In Rust, bindings are immutable by default. So you might think that the following are equivalent:
readonly List<int> list = new List<int>(); // C#
let list = Vec::new(); // Rust
And these:
List<int> list = new List<int>(); // C#
let mut list = Vec::new(); // Rust
But, as you found out, this isn't quite the case.
Inside the Add method in the C# version, there is no information about the binding that you used to invoke it. The Add method isn't able to declare that it mutates its data so there is no way for the C# compiler to prevent you passing a reference to a readonly binding. The readonly keyword prevents you overwriting the list binding with a completely new List, but it doesn't prevent you changing data inside the one you have. C# prevents you from changing the value of a readonly binding, but the value in this case is a pointer to your data, not the data itself.
In Rust, if a method needs to mutate the underlying data, it must declare its first argument to be self or &mut self.
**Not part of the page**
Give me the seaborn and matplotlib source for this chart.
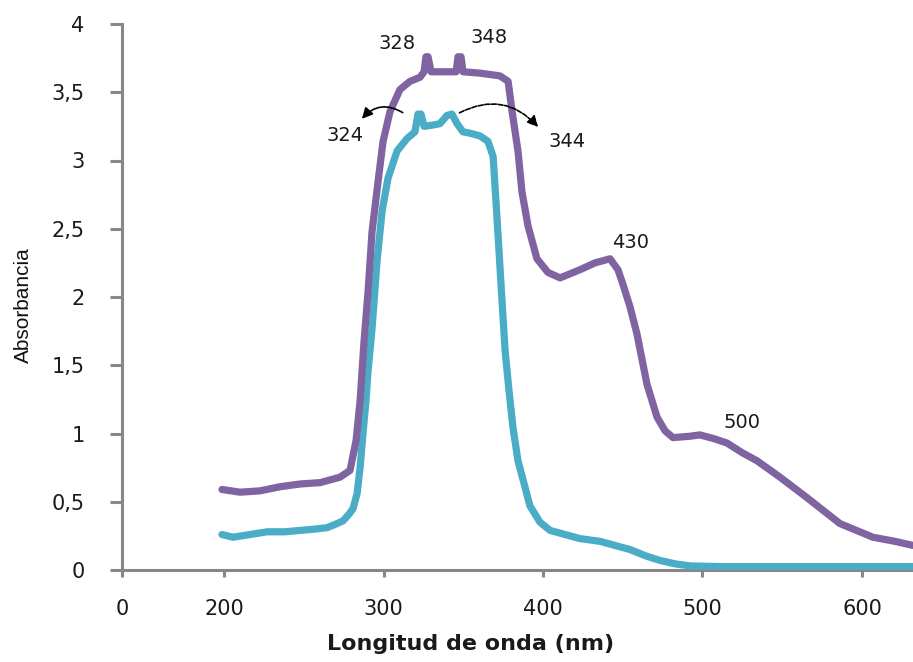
import matplotlib
matplotlib.use("Agg")
import matplotlib.pyplot as plt
from matplotlib import font_manager
import seaborn as sns
import pandas as pd

# ---------------- data ----------------
wl_purple = [198.7, 210.0, 222.6, 235.1, 247.6, 260.2, 272.7, 279.0, 282.8, 285.3,
             287.8, 290.3, 292.8, 296.6, 299.7, 304.1, 310.3, 316.6, 322.9, 325.4,
             326.6, 327.9, 329.8, 338.6, 345.5, 346.7, 348.6, 349.8, 360.5, 373.0,
             378.1, 380.6, 384.3, 386.8, 390.6, 396.2, 403.1, 410.7, 423.2, 432.6,
             442.0, 447.0, 450.2, 454.5, 458.9, 465.2, 471.5, 476.5, 481.5, 492.2,
             498.4, 507.8, 515.4, 524.8, 534.2, 548.6, 565.5, 586.2, 606.9, 620.7, 632.0]
abs_purple = [0.59, 0.57, 0.58, 0.61, 0.63, 0.64, 0.68, 0.73, 0.95, 1.24,
              1.68, 2.04, 2.48, 2.85, 3.14, 3.36, 3.52, 3.58, 3.61, 3.65,
              3.76, 3.76, 3.65, 3.65, 3.65, 3.76, 3.76, 3.65, 3.64, 3.62,
              3.58, 3.36, 3.07, 2.77, 2.52, 2.28, 2.18, 2.14, 2.20, 2.25,
              2.28, 2.20, 2.09, 1.93, 1.73, 1.36, 1.12, 1.02, 0.97, 0.98,
              0.99, 0.96, 0.93, 0.86, 0.80, 0.68, 0.53, 0.34, 0.24, 0.21, 0.18]

wl_cyan = [198.7, 205.6, 216.3, 227.0, 238.2, 247.6, 257.1, 264.6, 270.8, 274.6,
           278.4, 280.9, 283.4, 285.3, 287.1, 289.0, 290.3, 292.8, 295.9, 299.1,
           302.8, 308.5, 314.7, 319.7, 321.6, 323.5, 325.4, 331.0, 335.4, 339.8,
           342.9, 346.1, 349.8, 354.2, 360.5, 365.5, 368.7, 370.5, 372.4, 374.3,
           376.2, 378.7, 381.2, 384.3, 387.5, 391.8, 398.1, 404.4, 413.8, 423.2,
           435.7, 445.1, 454.5, 465.2, 473.4, 482.8, 492.2, 511.0, 632.0]
abs_cyan = [0.26, 0.24, 0.26, 0.28, 0.28, 0.29, 0.30, 0.31, 0.34, 0.36,
            0.41, 0.45, 0.56, 0.75, 1.00, 1.24, 1.46, 1.77, 2.26, 2.63,
            2.87, 3.07, 3.16, 3.21, 3.34, 3.34, 3.25, 3.26, 3.27, 3.33,
            3.34, 3.27, 3.21, 3.20, 3.18, 3.14, 3.03, 2.70, 2.34, 1.97,
            1.61, 1.31, 1.04, 0.80, 0.66, 0.47, 0.35, 0.29, 0.26, 0.23,
            0.21, 0.18, 0.15, 0.10, 0.07, 0.045, 0.03, 0.025, 0.025]

x_tick_pos = [136, 200, 300, 400, 500, 600]
x_tick_labels = ["0", "200", "300", "400", "500", "600"]
y_tick_pos = [0, 0.5, 1, 1.5, 2, 2.5, 3, 3.5, 4]
y_tick_labels = ["0", "0,5", "1", "1,5", "2", "2,5", "3", "3,5", "4"]

peak_labels = ["328", "348", "324", "344", "430", "500"]
peak_x = [308.5, 366.1, 275.9, 415.0, 455.2, 524.8]
peak_y = [3.86, 3.90, 3.18, 3.14, 2.40, 1.08]

# ---------------- plot ----------------
sns.set_theme(style="white")
plt.rcParams['font.family'] = ['DejaVu Sans']

installed = {f.name for f in font_manager.fontManager.ttflist}
if "Liberation Sans Narrow" in installed:
    ylab_font = dict(family=["Liberation Sans Narrow"], fontsize=18)
else:
    ylab_font = dict(family=["Liberation Sans"], fontsize=15)

fig = plt.figure(figsize=(9.13, 6.62), dpi=100)
ax = fig.add_axes([122 / 913, 92 / 662, 791 / 913, 546 / 662])

df_p = pd.DataFrame({"wl": wl_purple, "A": abs_purple})
df_c = pd.DataFrame({"wl": wl_cyan, "A": abs_cyan})
sns.lineplot(data=df_c, x="wl", y="A", color="#4BACC6", linewidth=5.2, ax=ax,
             estimator=None, sort=False, zorder=3)
sns.lineplot(data=df_p, x="wl", y="A", color="#8064A2", linewidth=5.2, ax=ax,
             estimator=None, sort=False, zorder=3)

ax.set_xlim(136, 632)
ax.set_ylim(0, 4)
ax.set_xticks(x_tick_pos)
ax.set_xticklabels(x_tick_labels)
ax.set_yticks(y_tick_pos)
ax.set_yticklabels(y_tick_labels)

for s in ["top", "right"]:
    ax.spines[s].set_visible(False)
for s in ["left", "bottom"]:
    ax.spines[s].set_color("#888888")
    ax.spines[s].set_linewidth(2.2)

ax.tick_params(axis="x", direction="out", length=5, width=2.2, color="#888888",
               pad=16, labelsize=15, labelcolor="#1a1a1a", bottom=True)
ax.tick_params(axis="y", direction="out", length=9, width=2.2, color="#888888",
               pad=18, labelsize=15, labelcolor="#1a1a1a", left=True)

ax.set_xlabel("Longitud de onda (nm)", fontsize=16, fontweight="bold", color="#1a1a1a")
ax.xaxis.set_label_coords(0.441, -0.117)
ax.set_ylabel("Absorbancia", color="#111111", **ylab_font)
ax.yaxis.set_label_coords(-0.112, 0.485)

for t, xx, yy in zip(peak_labels, peak_x, peak_y):
    ax.text(xx, yy, t, ha="center", va="center", fontsize=14, color="#1a1a1a")

# curved arrows
ax.annotate("", xy=(285.3, 3.29), xytext=(313.5, 3.34),
            arrowprops=dict(arrowstyle="-|>", color="black", lw=1.2,
                            connectionstyle="arc3,rad=0.45", mutation_scale=16))
ax.annotate("", xy=(398.1, 3.23), xytext=(346.1, 3.34),
            arrowprops=dict(arrowstyle="-|>", color="black", lw=1.2, linestyle=(0, (3, 1)),
                            connectionstyle="arc3,rad=-0.4", mutation_scale=16))

fig.savefig("out.png", dpi=100)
In the case of self, then the data is moved into the method, and you can no longer use the original binding. It doesn't matter if the method changes the data because the caller can't use that binding any more.
In the case of a mutable reference, &mut self, Rust will only let you create it if the original binding is also mutable. If the original binding is immutable then this will produce a compile error. It is impossible to call v.push if v is immutable, because push expects &mut self.
This can be restrictive, so Rust provides tools that let you fine-tune this behaviour to encode exactly the safety guarantees that you need. If you want to get something close to the C# behaviour, you can use a RefCell wrapper (or one of the several other wrapper types). A RefCell<Vec<T>> doesn't itself have to be mutable for functions to be able to unwrap it and modify the Vec inside.